After considerable beating around the bush, finally the implications are clear. To help Bidet win the election, it recommends that image-processing his appearances should be on the table so that the public doesn’t see him doing embarrassing things. Thus far, he’s fallen down steps, face-planted, fell off his bike, got lost in sentences, wandered away from the podium, often mumbled incoherently, zoned out frequently, lost control of his bodily functions, and repeatedly acted like he doesn’t know where he is. I’ll grant that it’s technologically possible to portray Resident Bidet as strong and capable even though he is senile and incompetent, but that’s dishonest.
The fact is that all political figures have their less-than-charismatic moments; nobody is photogenic at all times. If anything, the mainstream media selectively zeroes in on gaffes for politicians they don’t like: Nixon’s potty mouth, Gerald Ford’s whiffed golf shots, Bush the Elder’s broccoli snit, Dan Quayle’s l’affaire potatoe, Bush the Younger’s odd neologisms, and of course the time when Trump said “pussy.” Why should uncharismatic moments be dwelt on at length for some politicians, but digitally airbrushed out for others? If the criterion is about whether or not their ideology accords with good liberal opinion, then that’s hypocrisy in the Herbert Marcuse league.
Be that as it may, all this may have come to pass already. The first rumor was about a clip from March 17, 2021 on the White House lawn, in which Bidet’s hand appears to interact impossibly with a microphone. Then there was a brief speech which was performed without blinking. Was he suppressing the instinct, or did a digital videographer forget to turn on the subroutine? Other rumors about body doubles are starting to swirl around. How much this might be true is rather speculative, but I wouldn’t put it past them.

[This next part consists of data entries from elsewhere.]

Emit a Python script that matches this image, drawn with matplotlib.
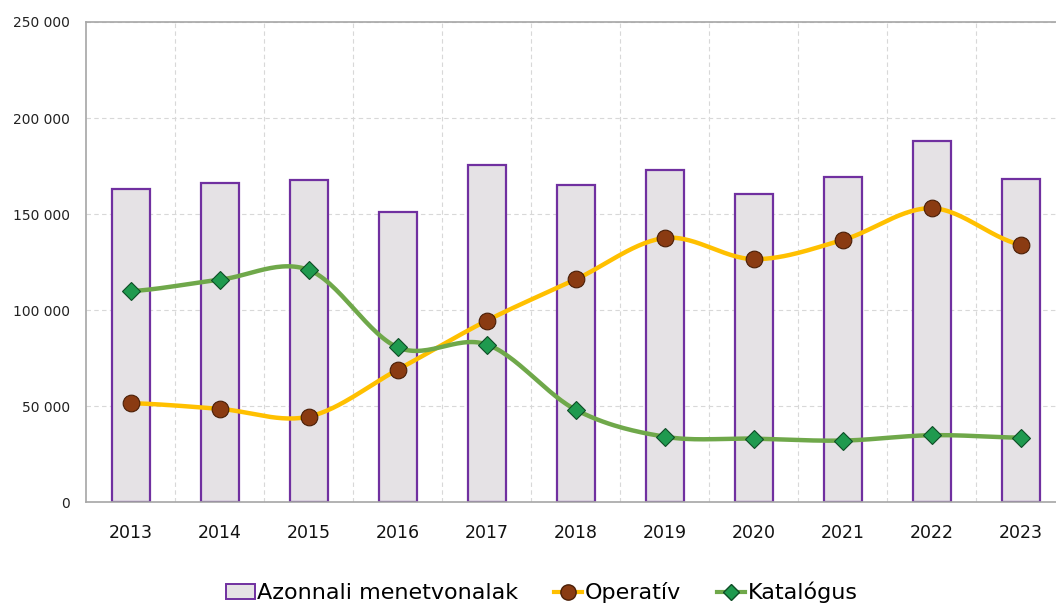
import matplotlib
matplotlib.use("Agg")
from matplotlib import pyplot as plt
from matplotlib.ticker import FuncFormatter, MultipleLocator
import numpy as np

years = ["2013", "2014", "2015", "2016", "2017", "2018", "2019", "2020", "2021", "2022", "2023"]
azonnali = [163000, 166000, 167500, 151000, 175500, 165000, 173000, 160500, 169500, 188000, 168000]
operativ = [51500, 48500, 44500, 69000, 94500, 116000, 137500, 126500, 136500, 153000, 134000]
katalogus = [109800, 115800, 120800, 80500, 82000, 48000, 34000, 33000, 32000, 34800, 33500]


def smooth(xs, ys, n=30):
    # Catmull-Rom, roughly what spreadsheet "smoothed line" does
    xs = np.asarray(xs, float)
    ys = np.asarray(ys, float)
    px = np.concatenate([[2 * xs[0] - xs[1]], xs, [2 * xs[-1] - xs[-2]]])
    py = np.concatenate([[ys[0]], ys, [ys[-1]]])
    out_x, out_y = [], []
    for i in range(1, len(px) - 2):
        t = np.linspace(0, 1, n, endpoint=False)
        for arr, out in ((px, out_x), (py, out_y)):
            p0, p1, p2, p3 = arr[i - 1], arr[i], arr[i + 1], arr[i + 2]
            out.extend(0.5 * (2 * p1 + (-p0 + p2) * t
                              + (2 * p0 - 5 * p1 + 4 * p2 - p3) * t ** 2
                              + (-p0 + 3 * p1 - 3 * p2 + p3) * t ** 3))
    out_x.append(xs[-1])
    out_y.append(ys[-1])
    return out_x, out_y


fig = plt.figure(figsize=(10.56, 6.06), dpi=100)
ax = fig.add_axes([0.0819, 0.1716, 0.927, 0.7921])
x = np.arange(len(years))

ax.bar(x, azonnali, width=0.43, color="#E5E2E5", edgecolor="#7030A0", linewidth=1.6,
       label="Azonnali menetvonalak", zorder=2)

sx, sy = smooth(x, operativ)
ax.plot(sx, sy, color="#FFC000", linewidth=3.2, zorder=3, solid_capstyle="round")
sx, sy = smooth(x, katalogus)
ax.plot(sx, sy, color="#6FA84A", linewidth=3.2, zorder=3, solid_capstyle="round")

ax.plot(x, operativ, linestyle="none", marker="o", markersize=12, markerfacecolor="#8A3B12",
        markeredgecolor="#4A1E06", markeredgewidth=0.8, zorder=4)
ax.plot(x, katalogus, linestyle="none", marker="D", markersize=9.5, markerfacecolor="#1F9A4F",
        markeredgecolor="#0E4D26", markeredgewidth=0.8, zorder=4)

# legend proxies
h_bar = plt.Rectangle((0, 0), 1, 1, facecolor="#E5E2E5", edgecolor="#7030A0", linewidth=1.4)
h_op, = ax.plot([], [], color="#FFC000", linewidth=3, marker="o", markersize=11,
                markerfacecolor="#8A3B12", markeredgecolor="#4A1E06")
h_kat, = ax.plot([], [], color="#6FA84A", linewidth=3, marker="D", markersize=8.5,
                 markerfacecolor="#1F9A4F", markeredgecolor="#0E4D26")
fig.legend([h_bar, h_op, h_kat], ["Azonnali menetvonalak", "Operatív", "Katalógus"],
           loc="center", bbox_to_anchor=(0.513, 0.022), ncol=3, frameon=False,
           fontsize=16, handlelength=1.3, handletextpad=0.1, columnspacing=1.6)

ax.set_xlim(-0.5, len(years) - 0.5)
ax.set_ylim(0, 250000)
ax.yaxis.set_major_locator(MultipleLocator(50000))
ax.yaxis.set_major_formatter(FuncFormatter(lambda v, p: f"{int(v):,}".replace(",", " ")))
ax.set_xticks(x)
ax.set_xticklabels(years, fontsize=12.5, color="#111111")
ax.set_xticks(np.arange(0.5, len(years) - 0.5, 1), minor=True)
ax.tick_params(axis="x", which="both", length=0, pad=16)
ax.tick_params(axis="y", length=0, pad=12, labelsize=10, labelcolor="#222222")

ax.grid(axis="y", color="#D8D8D8", linestyle=(0, (4, 3)), linewidth=0.8, zorder=0)
ax.grid(axis="x", which="minor", color="#D8D8D8", linestyle=(0, (4, 3)), linewidth=0.8, zorder=0)
ax.grid(axis="x", which="major", visible=False)

for s in ["left", "top", "bottom"]:
    ax.spines[s].set_color("#A6A6A6")
    ax.spines[s].set_linewidth(1.2)
ax.spines["right"].set_visible(False)
ax.set_axisbelow(True)

fig.savefig("out.png", dpi=100)
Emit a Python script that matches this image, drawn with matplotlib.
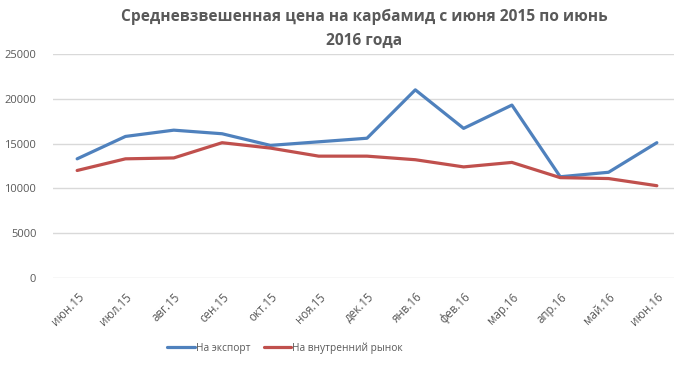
import matplotlib
matplotlib.use("Agg")
import matplotlib.pyplot as plt

months = ["июн.15", "июл.15", "авг.15", "сен.15", "окт.15", "ноя.15", "дек.15",
          "янв.16", "фев.16", "мар.16", "апр.16", "май.16", "июн.16"]
export = [13300, 15800, 16500, 16100, 14800, 15200, 15600,
          21000, 16700, 19300, 11300, 11800, 15100]
domestic = [12000, 13300, 13400, 15100, 14500, 13600, 13600,
            13200, 12400, 12900, 11200, 11100, 10300]

plt.rcParams["font.family"] = ["Open Sans", "DejaVu Sans"]
grey = "#595959"

fig = plt.figure(figsize=(6.74, 3.65), dpi=100)
ax = fig.add_axes([53 / 674, 87 / 365, 628 / 674, 224 / 365])

x = list(range(len(months)))
ax.plot(x, export, color="#4F81BD", lw=2.3, label="На экспорт", solid_capstyle="round")
ax.plot(x, domestic, color="#C0504D", lw=2.3, label="На внутренний рынок", solid_capstyle="round")

ax.set_xlim(-0.5, len(months) - 0.5)
ax.set_ylim(0, 25000)
ax.set_yticks(range(0, 25001, 5000))
ax.set_xticks(x)
ax.set_xticklabels(months, rotation=45, ha="right", rotation_mode="anchor")
ax.tick_params(axis="both", length=0, labelsize=8, colors=grey)
ax.tick_params(axis="x", labelsize=8.3, pad=9)
ax.tick_params(axis="y", pad=12)
ax.grid(axis="y", color="#D9D9D9", lw=1)
ax.set_axisbelow(True)
for s in ax.spines.values():
    s.set_visible(False)

fig.suptitle("Средневзвешенная цена на карбамид с июня 2015 по июнь\n2016 года",
             x=364 / 674, y=0.975, fontsize=11.2, fontweight="bold", color=grey,
             linespacing=1.65)

fig.legend(loc="center", bbox_to_anchor=(285 / 674, 1 - 348 / 365), ncol=2, frameon=False,
           fontsize=7.3, labelcolor=grey, handlelength=2.7, handletextpad=0.1,
           columnspacing=1.3)

fig.savefig("out.png", dpi=100)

Either way, if the Bidet campaign were to use digital fakery and get caught at it, then the HuffPo article served its purpose by priming the public and putting out the talking points. Why, Our Democracy ™ was at stake, so they had to destroy the village to save the village! That sounds nicer than saying that the globalist oligarchy had to fool the rubes about the condition of their figurehead in order to thwart the will of the people and remain in power.
This conundrum was in fact avoidable. He should’ve been left to enjoy a leisurely retirement after his legitimate term as Vice President ended. If the Democrats had picked a likeable candidate for the 2020 contest — someone more like JFK and less like a zombie, or at the very least someone who didn’t take showers with his own daughter — then they wouldn’t have had this problem. Regardless, what’s the big deal? They don’t need to digitally retouch his appearances. Even if Bidet dropped his drawers and mooned the public on national TV, it would be no big deal. His campaign can just play mail-in ballot games again. It worked the first time, didn’t it?